On Saturday, I took my first steps outside, venturing out to the Kaiser’s round the corner – a very small step, but the day before I wouldn’t have been able to contemplate it.  On Sunday I managed to get a little further.  We walked across Prenzlauer Berg as far as Zionskirchplatz where we stopped for coffee and cake.  My appetite hadn’t been very great all week so I did my heroic best with the cake but I was just glad to be able to get out, to watch the people sitting in the sunshine, reading their Sunday papers, walking their kids and dogs, meeting friends, generally to-ing and fro-ing.  After a leisurely hour, we walked slowly back, meandering across Helmholtzplatz which was thronging with people making the most of the outside tables at the cafes around the square.  Even though it tired me, the walk helped me feel connected once again to the amazing, irrepressible life of the city.

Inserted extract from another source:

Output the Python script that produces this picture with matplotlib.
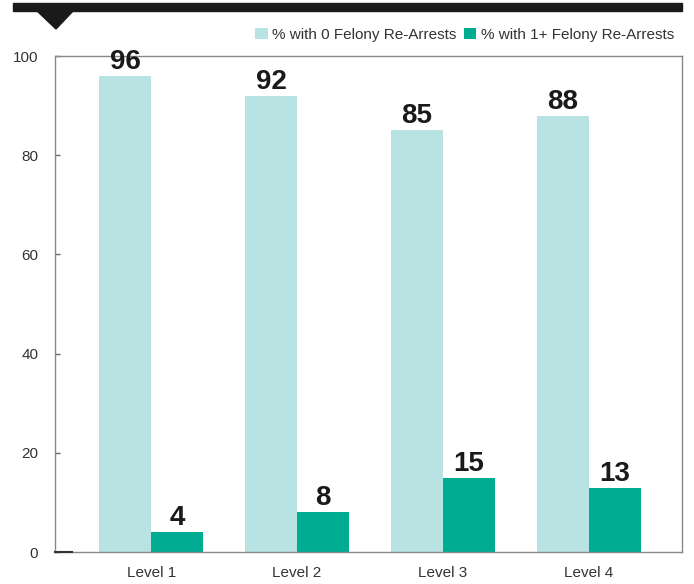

On Monday evening I managed to get down to Soho House (luckily the tram takes me door-to-door) to see Julia Franck, author of the prize-winning ‘The Blind Side of the Heart’, talking about her latest book.  I took a glass of white wine and nestled into a soft deep leather armchair and listened as she read an extract from the new book and spoke about her inspiration for both it and The Blind Side.  It was a lovely evening but I left almost straight away as I was beginning to feel fatigued and didn’t want to set myself back.
I’m getting there very slowly, venturing out for a daily walk.  I’m nowhere near able to contemplate getting on the bike just yet but the continued glorious weather is doing a lot to lift my spirits, and that, to me, is half the battle won.